Before moving to New York, I had never celebrated Thanksgiving. I vaguely remember a non-Jewish teacher at the Anne and Max Tanenbaum Community Hebrew Academy of Toronto describing his family’s celebration of the holiday, but it sounded nearly as foreign as Christmas.
Perhaps we ignore Canadian Thanksgiving because it usually falls in the tumult of the chagim – often between Sukkot and Simchat Torah. Perhaps we blush over it because it falls on a Monday. Much like Victoria Day, Simcoe Day, Labour Day, and Family Day, it seems like another long weekend with little value beyond a day off. No matter the reason for missing out on a quarter century of Thanksgivings, I fell in love with my first American Thanksgiving.
First, it’s a holiday without the strictures of Yom Tov. Everyone is off work, schools are closed, and the city is quiet, but there is no need to prepare for weeks in advance (think building a sukkah, cleaning for Passover, etc.) Rather than spending the day in shul, it can be spent with family, volunteering or cozying up with a remote control and a football game. There are no restrictions on driving, electricity or what foods we can eat when and where.
But more than the practices of the day, it’s the theme of the holiday that resonates most with me: reflecting on the things for which we, personally, are thankful.
The Jewish calendar is filled with opportunities to give thanks. On Chaunkah we are thankful for the triumph of the Maccabees over the Greeks and the miracle of the oil; on Purim for God’s hidden hand in saving the Jews from Haman, and on Passover for the freedom of our ancestors from slavery. But these thanks are particularistic to Jews rather than universal, and express thanks for the wonders of history rather than our own lived experience.
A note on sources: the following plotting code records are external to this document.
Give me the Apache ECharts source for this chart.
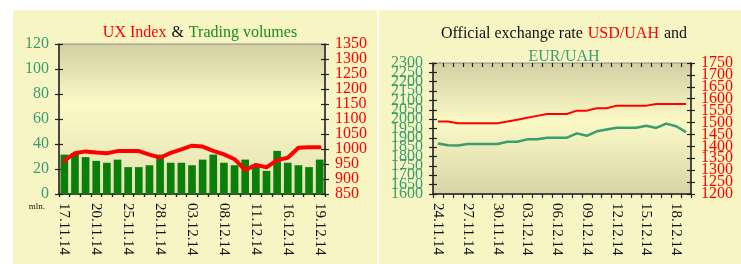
<!DOCTYPE html>
<html>
<head>
<meta charset="utf-8">
<script src="https://cdn.jsdelivr.net/npm/echarts@6/dist/echarts.min.js"></script>
<style>
  html, body { margin: 0; padding: 0; background: #ffffff; }
  #chart { width: 741px; height: 264px; }
</style>
</head>
<body>
<div id="chart"></div>
<script>
// left chart: UX index + trading volumes (trading days)
var uxDates = ['17.11.14','18.11.14','19.11.14','20.11.14','21.11.14','24.11.14','25.11.14','26.11.14','27.11.14','28.11.14',
               '01.12.14','02.12.14','03.12.14','04.12.14','05.12.14','08.12.14','09.12.14','10.12.14','11.12.14','12.12.14',
               '15.12.14','16.12.14','17.12.14','18.12.14','19.12.14'];
var volumes = [31.5,32.5,29.5,26.5,25,27.5,21.5,21.5,23,31.5,25,25,23,27.5,31.5,25,23,27.5,22.5,18.5,34.5,25,23,21.5,27.5];
var uxIndex = [961,986,992,988,986,993,993,993,981,971,987,999,1011,1008,994,982,966,930,947,939,963,971,1004,1006,1006];

// right chart: official exchange rates (per 100 units, calendar days)
var fxDates = ['24.11.14','25.11.14','26.11.14','27.11.14','28.11.14','29.11.14','30.11.14',
               '01.12.14','02.12.14','03.12.14','04.12.14','05.12.14','06.12.14','07.12.14','08.12.14','09.12.14',
               '10.12.14','11.12.14','12.12.14','13.12.14','14.12.14','15.12.14','16.12.14','17.12.14','18.12.14','19.12.14'];
var usdUah = [1504,1504,1497,1497,1497,1497,1497,1504,1512,1520,1528,1536,1536,1536,1550,1550,1560,1560,1571,1571,1571,1571,1578,1578,1578,1578];
var eurUah = [1870,1861,1859,1867,1867,1867,1867,1879,1879,1892,1892,1901,1901,1901,1924,1911,1935,1945,1954,1954,1954,1965,1953,1976,1962,1931];

var serif = 'Liberation Serif';
var red = '#ff0000';
var seaGreen = '#3a9d6e';
var axisColor = '#222';

function plotBg(mid, bottom) {
    return {
        type: 'linear', x: 0, y: 0, x2: 0, y2: 1,
        colorStops: [
            {offset: 0, color: '#d2cfa2'},
            {offset: mid, color: '#fbf9c6'},
            {offset: 1, color: bottom}
        ]
    };
}

// value axis pair: main one has the line, outside ticks and every other label,
// the twin has inside ticks (so ticks cross) and the remaining labels
// (split so echarts does not drop labels that touch each other)
function valueAxes(grid, pos, min, max, step, color, size, extra) {
    function labels(odd) {
        return {
            color: color, fontFamily: serif, fontSize: size, margin: 10,
            showMinLabel: true, showMaxLabel: true,
            formatter: function (v) {
                var n = Math.round((v - min) / step);
                return (n % 2 === (odd ? 1 : 0)) ? String(v) : '';
            }
        };
    }
    var main = {
        type: 'value', gridIndex: grid, position: pos,
        min: min, max: max, interval: step,
        splitLine: {show: false},
        axisLine: {show: true, lineStyle: {color: axisColor, width: 1.5}},
        axisTick: {show: true, length: 4, lineStyle: {color: axisColor, width: 1.2}},
        axisLabel: labels(false)
    };
    if (extra) { for (var k in extra) main[k] = extra[k]; }
    var twin = {
        type: 'value', gridIndex: grid, position: pos,
        min: min, max: max, interval: step,
        splitLine: {show: false},
        axisLine: {show: false},
        axisTick: {show: true, inside: true, length: 4, lineStyle: {color: axisColor, width: 1.2}},
        axisLabel: labels(true)
    };
    return [main, twin];
}

function catAxes(grid, data, tick) {
    var main = {
        type: 'category', gridIndex: grid, data: data, boundaryGap: true,
        axisLine: {show: true, lineStyle: {color: axisColor, width: 1.5}},
        axisTick: {show: true, interval: 0, length: tick, lineStyle: {color: axisColor, width: 1.2}},
        axisLabel: {interval: 2, rotate: -90, color: '#111', fontFamily: serif, fontSize: 15, margin: 9}
    };
    var twin = {
        type: 'category', gridIndex: grid, data: data, boundaryGap: true,
        axisLine: {show: false},
        axisTick: {show: true, interval: 0, inside: true, length: tick, lineStyle: {color: axisColor, width: 1.2}},
        axisLabel: {show: false}
    };
    return [main, twin];
}

var leftY = valueAxes(0, 'left', 0, 120, 20, seaGreen, 16, {
    name: 'mln.', nameLocation: 'start', nameGap: 6,
    nameTextStyle: {color: '#111', fontFamily: serif, fontSize: 9, align: 'right', padding: [0, 14, 0, 0]}
});
var leftY2 = valueAxes(0, 'right', 850, 1350, 50, red, 16);
var rightY = valueAxes(1, 'left', 1600, 2300, 50, seaGreen, 16);
var rightY2 = valueAxes(1, 'right', 1200, 1750, 50, red, 16);
var leftX = catAxes(0, uxDates, 3);
var rightX = catAxes(1, fxDates, 4);

var myChart = echarts.init(document.getElementById('chart'));

var option = {
    animation: false,
    backgroundColor: '#ffffff',
    graphic: [
        {type: 'rect', z: -10, shape: {x: 13, y: 10, width: 364, height: 254}, style: {fill: '#f8f5c5'}},
        {type: 'rect', z: -10, shape: {x: 379, y: 10, width: 362, height: 254}, style: {fill: '#f8f5c5'}}
    ],
    title: [
        {
            text: '{r|UX Index} {k|&} {g|Trading volumes}',
            left: 200, top: 24, textAlign: 'center', padding: 0,
            textStyle: {
                fontWeight: 'normal',
                rich: {
                    r: {color: red, fontFamily: serif, fontSize: 16, fontWeight: 'normal'},
                    k: {color: '#111', fontFamily: serif, fontSize: 16, fontWeight: 'normal'},
                    g: {color: '#1f8a1f', fontFamily: serif, fontSize: 16, fontWeight: 'normal'}
                }
            }
        },
        {
            text: '{k|Official exchange rate} {r|USD/UAH} {k|and}\n{g|EUR/UAH}',
            left: 564, top: 22, textAlign: 'center', padding: 0,
            textStyle: {
                fontWeight: 'normal',
                lineHeight: 23,
                rich: {
                    r: {color: red, fontFamily: serif, fontSize: 16, lineHeight: 23, fontWeight: 'normal'},
                    k: {color: '#111', fontFamily: serif, fontSize: 16, lineHeight: 23, fontWeight: 'normal'},
                    g: {color: seaGreen, fontFamily: serif, fontSize: 16, lineHeight: 23, fontWeight: 'normal'}
                }
            }
        }
    ],
    grid: [
        {left: 59, right: 416, top: 44, bottom: 70, show: true,
         backgroundColor: plotBg(0.4, '#e3e0b0'), borderColor: '#8c8c8c', borderWidth: 1},
        {left: 433, right: 50, top: 63, bottom: 70, show: true,
         backgroundColor: plotBg(0.45, '#d6d3a6'), borderColor: '#8c8c8c', borderWidth: 1}
    ],
    xAxis: [leftX[0], leftX[1], rightX[0], rightX[1]],
    yAxis: [leftY[0], leftY[1], leftY2[0], leftY2[1], rightY[0], rightY[1], rightY2[0], rightY2[1]],
    series: [
        {
            name: 'Trading volumes', type: 'bar', xAxisIndex: 0, yAxisIndex: 0,
            data: volumes, barWidth: '72%',
            itemStyle: {color: '#0a800a'}
        },
        {
            name: 'UX Index', type: 'line', xAxisIndex: 0, yAxisIndex: 2,
            data: uxIndex, symbol: 'none',
            lineStyle: {color: red, width: 4, join: 'round', cap: 'round'}
        },
        {
            name: 'USD/UAH', type: 'line', xAxisIndex: 2, yAxisIndex: 6,
            data: usdUah, symbol: 'none',
            lineStyle: {color: red, width: 2}
        },
        {
            name: 'EUR/UAH', type: 'line', xAxisIndex: 2, yAxisIndex: 4,
            data: eurUah, symbol: 'none',
            lineStyle: {color: seaGreen, width: 2.5}
        }
    ]
};

myChart.setOption(option);
</script>
</body>
</html>
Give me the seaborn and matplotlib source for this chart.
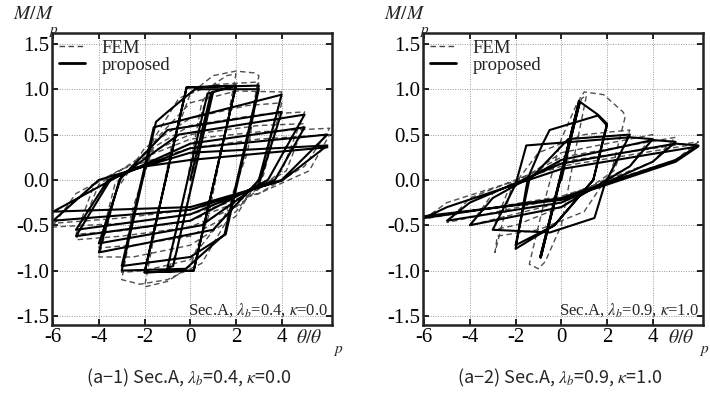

In early America, rabbis wrote beautiful liturgies, marrying poetry with prayer, to be recited on days of Thanksgiving. In our New York synagogue, during morning services our rabbi led the congregation in Psalm 100, Mizmor L’Toda, A Song of Thanks, and encouraged us to take time to reflect on the things for which we were particularly thankful that year.
A lot has been made of this year’s rare convergence of Chanukah and Thanksgiving. In some ways, it’s exciting. Families who would not otherwise gather for Chanukah will light candles during their Thanksgiving dinner, potato latkes will be topped with cranberry sauce, and Stephen Colbert will lament that Thanksgiving is under attack by Chanukah.
Though his comments are satirical, Colbert may be on to something. While parallels may be drawn between the pilgrims’ quest for religious freedom and Maccabees’ fight against Hellenism, the two holidays should not be conflated. Our collective thanks for historic victories on Chanukah is not the same as the personal thanks for our lived experience on Thanksgiving. Each should be given its own time and own expression.
One of the things I will miss most about no longer living in the United States is Thanksgiving: the chag without the Yom Tov, the turkey with cranberry sauce, and the opportunity to reflect on the many things for which I am personally thankful.